The easy way is by looking at the $\{0,1\}$-table and construct the corresponding DNF formula from that, but this will take $2^n$ time. I want to do it much more efficiently.
My idea is based upon the following idea: lets take $2$ clausers $C_1 = ( l_{1,1} \vee l_{1,2} \vee ... \vee l_{1,k})$ and $C_2 = ( l_{2,1} \vee l_{2,2} \vee ... \vee l_{2,k})$. I construct a DNF version in the following way:
First we write this as $$ \left(( l_{1,1} \vee l_{1,2} \vee ... \vee l_{1,k})\wedge l_{2,1}\right) \vee ... \vee \left(( l_{1,1} \vee l_{1,2} \vee ... \vee l_{1,k})\wedge l_{2,k}\right)$$
Then I write this as: $$ \left( l_{1,1} \wedge l_{2,1}\right)\vee ... \vee \left( l_{1,n} \wedge l_{2,1}\right) \vee ... \vee \left( l_{1,1} \wedge l_{2,k}\right)\vee ... \vee \left( l_{1,n} \wedge l_{2,k}\right)$$
So far the amount of clauses I have is $k^2$.

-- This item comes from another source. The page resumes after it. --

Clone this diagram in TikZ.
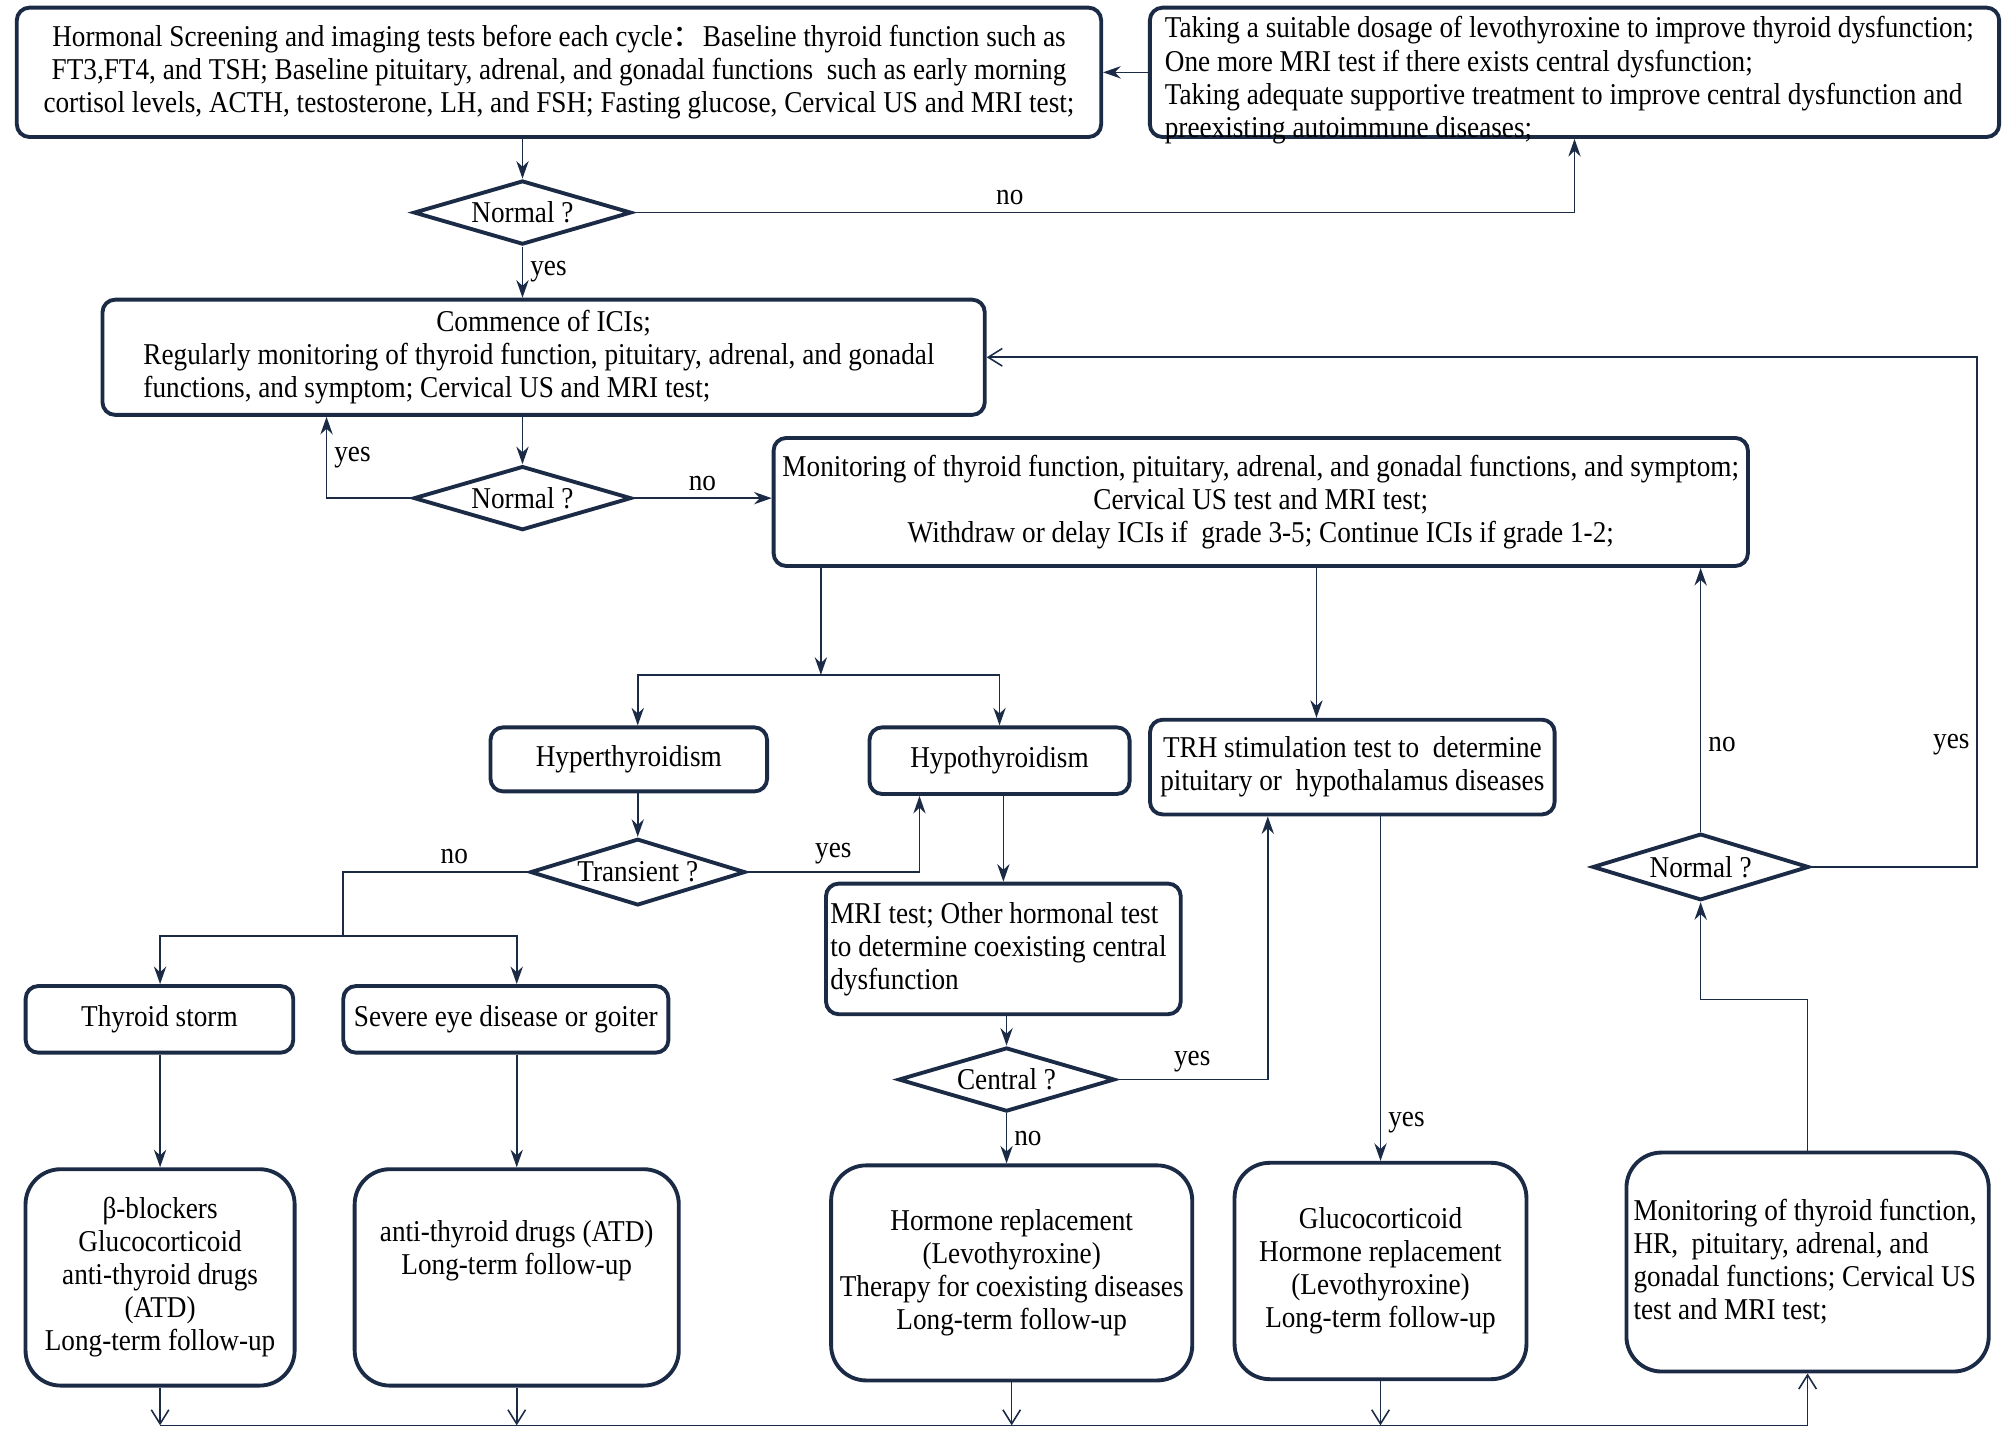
\documentclass[tikz,border=0pt]{standalone}
\usepackage{fontspec}
\setmainfont{Liberation Serif}[FakeStretch=0.9]
\newfontfamily\cjk{Noto Sans CJK SC}
\usetikzlibrary{arrows.meta, positioning, calc, shapes.geometric}
\definecolor{navy}{HTML}{1B2A45}
\newcommand{\nsp}{\spaceskip=0pt\xspaceskip=0pt\relax}
\tikzset{
  box/.style={draw=navy, line width=1.1pt, rounded corners=3.6pt, inner sep=1pt, align=center},
  endbox/.style={box, rounded corners=10pt},
  decision/.style={diamond, draw=navy, line width=1.1pt, inner sep=0pt, aspect=3.4},
  line/.style={draw=navy, line width=0.45pt},
  arr/.style={line, -{Stealth[length=5pt,width=3.5pt]}},
  arrv/.style={line, -{Straight Barb[length=4pt,width=5pt]}},
  lbl/.style={inner sep=2pt}
}

\begin{document}
\begin{tikzpicture}[x=0.0128cm, y=-0.0128cm, font=\fontsize{8.6}{9.4}\selectfont]
\useasboundingbox (0,0) rectangle (1568,1126);

% screening before the cycle
\node (scr) at (436.5, 56.5) [box, minimum width=10.84cm, minimum height=1.293cm] {Hormonal Screening and imaging tests before each cycle{\cjk ：}Baseline thyroid function such as\\FT3,FT4, and TSH; Baseline pituitary, adrenal, and gonadal functions\ \ such as early morning\\cortisol levels, ACTH, testosterone, LH, and FSH; Fasting glucose, Cervical US\ and MRI test;};
\node (treat) at (1229.5, 56.5) [box, align=left, text width=8.19cm, minimum width=8.49cm, minimum height=1.293cm, inner ysep=0pt, text depth=0.9cm] {\nsp Taking a suitable dosage of levothyroxine to improve thyroid dysfunction;\\One more MRI test if there exists central dysfunction;\\Taking adequate supportive treatment to improve central dysfunction and\\preexisting autoimmune diseases;};
\node (chk1) at (408, 166) [decision, minimum width=2.176cm, minimum height=0.64cm] {Normal ?};

% ICIs and monitoring
\node (ici) at (424.5, 279) [box, align=left, text width=8.0cm, minimum width=8.82cm, minimum height=1.152cm] {\nsp\makebox[\hsize]{Commence of ICIs;}\\Regularly\ monitoring of thyroid function, pituitary, adrenal, and gonadal\\functions, and symptom; Cervical US\ and MRI test;};
\node (chk2) at (408, 389) [decision, minimum width=2.176cm, minimum height=0.64cm] {Normal ?};
\node (mon) at (984.5, 392) [box, minimum width=9.74cm, minimum height=1.28cm] {Monitoring\ of thyroid function, pituitary, adrenal, and gonadal functions, and symptom;\\Cervical US\ test and MRI test;\\Withdraw or delay ICIs if\ \ grade 3-5; Continue ICIs if grade 1-2;};

% thyroid branches
\node (hyper) at (491, 593) [box, minimum width=2.765cm, minimum height=0.64cm] {Hyperthyroidism};
\node (hypo) at (780.5, 594) [box, minimum width=2.6cm, minimum height=0.666cm] {Hypothyroidism};
\node (trh) at (1056, 599) [box, minimum width=4.045cm, minimum height=0.947cm] {TRH stimulation test to\ \ determine\\pituitary or\ \ hypothalamus diseases};
\node (tran) at (498, 681) [decision, minimum width=2.15cm, minimum height=0.666cm] {Transient ?};
\node (chk3) at (1328, 677) [decision, minimum width=2.163cm, minimum height=0.666cm] {Normal ?};
\node (storm) at (124.5, 796) [box, minimum width=2.675cm, minimum height=0.666cm] {Thyroid storm};
\node (eye) at (395, 796) [box, minimum width=3.25cm, minimum height=0.666cm] {Severe eye disease or goiter};
\node (mri) at (783.5, 741) [box, align=left, text width=3.46cm, minimum width=3.546cm, minimum height=1.306cm] {\nsp MRI test; Other hormonal test\\to determine coexisting central\\dysfunction};
\node (cen) at (786, 843) [decision, minimum width=2.163cm, minimum height=0.64cm] {Central ?};

% treatments
\node (f1) at (125, 997.5) [endbox, minimum width=2.69cm, minimum height=2.163cm] {β-blockers\\Glucocorticoid\\anti-thyroid drugs\\(ATD)\\Long-term follow-up};
\node (f2) at (403.5, 997.5) [endbox, minimum width=3.24cm, minimum height=2.163cm] {anti-thyroid drugs (ATD)\\Long-term follow-up\\[5pt]\strut};
\node (h1) at (790, 994) [endbox, minimum width=3.61cm, minimum height=2.15cm] {Hormone replacement\\(Levothyroxine)\\Therapy for coexisting diseases\\Long-term follow-up};
\node (h2) at (1078, 992.5) [endbox, minimum width=2.918cm, minimum height=2.163cm] {Glucocorticoid\\Hormone replacement\\(Levothyroxine)\\Long-term follow-up};
\node (h3) at (1411.5, 985.5) [endbox, align=left, text width=3.48cm, minimum width=3.622cm, minimum height=2.189cm] {\nsp Monitoring of thyroid function,\\HR,\ \ pituitary, adrenal, and\\gonadal functions; Cervical US\\test and MRI test;};

% connectors
\draw[arr] (treat.west) -- (scr.east);
\draw[arr] (scr.south -| chk1.north) -- (chk1.north);
\draw[arr] (chk1.east) -| node[pos=0.2, above, lbl] {no} (treat.south);
\draw[arr] (chk1.south) -- node[right, lbl] {yes} (chk1.south |- ici.north);
\draw[arr] (ici.south -| chk2.north) -- (chk2.north);
\draw[arr] (chk2.west) -| node[pos=0.75, right, lbl] {yes} ([xshift=-2.17cm]ici.south);
\draw[arr] (chk2.east) -- node[above, lbl] {no} (chk2.east -| mon.west);
\coordinate (split) at (641, 527);
\draw[arr] (mon.south -| split) -- (split);
\draw[arr] (split) -| (tran.north |- hyper.north);
\draw[arr] (split) -| (hypo.north);
\draw[arr] ([xshift=0.557cm]mon.south) -- ([xshift=0.557cm]mon.south |- trh.north);
\draw[arr] (hyper.south -| tran.north) -- (tran.north);
\draw[arr] (tran.east) -| node[pos=0.25, above, lbl] {yes} ([xshift=-0.8cm]hypo.south);
\coordinate (fork) at (268, 731);
\draw[line] (tran.west) -| node[pos=0.2, above, lbl] {no} (fork);
\draw[arr] (fork) -| (f1.north |- storm.north);
\draw[arr] (fork) -| (f2.north |- eye.north);
\draw[arr] (storm.south -| f1.north) -- (f1.north);
\draw[arr] (eye.south -| f2.north) -- (f2.north);
\draw[arr] (hypo.south -| mri.north) -- (mri.north);
\draw[arr] (mri.south -| cen.north) -- (cen.north);
\draw[arr] (cen.east) -| node[pos=0.25, above, lbl] {yes} ([xshift=-0.845cm]trh.south);
\draw[arr] (cen.south) -- node[right, lbl] {no} (cen.south |- h1.north);
\draw[arr] (h2.north |- trh.south) -- node[pos=0.89, right, lbl] {yes} (h2.north);
\coordinate (base) at (131, 1113);
\foreach \n in {f1, f2, h1, h2} \draw[arrv] (\n.south) -- (\n.south |- base);
\draw[arrv] (f1.south |- base) -| (h3.south);
\draw[arr] (h3.north) |- ([yshift=-0.973cm]chk3.south) -- (chk3.south);
\draw[arr] (chk3.north) -- node[pos=0.33, right, lbl] {no} (chk3.north |- mon.south);
\draw[arrv] (chk3.east) -- ++(130,0) |- node[pos=0.12, left, lbl] {yes} (ici.east);
\end{tikzpicture}
\end{document}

If we continue the same process to the next clause, we will have $k^3$ clauses of size $3$ each.
Eventually, if we had $m$ clauses to begin with, we will construct $k^m$ clauses of size $m$ each.
This is a major blow of the size of the formula, might be even worse than simply looking at the $\{0,1\}$-table.
Any better attempts? Preferably something that will take less than $2^n$, even less than $2^\frac{3n}{4}$.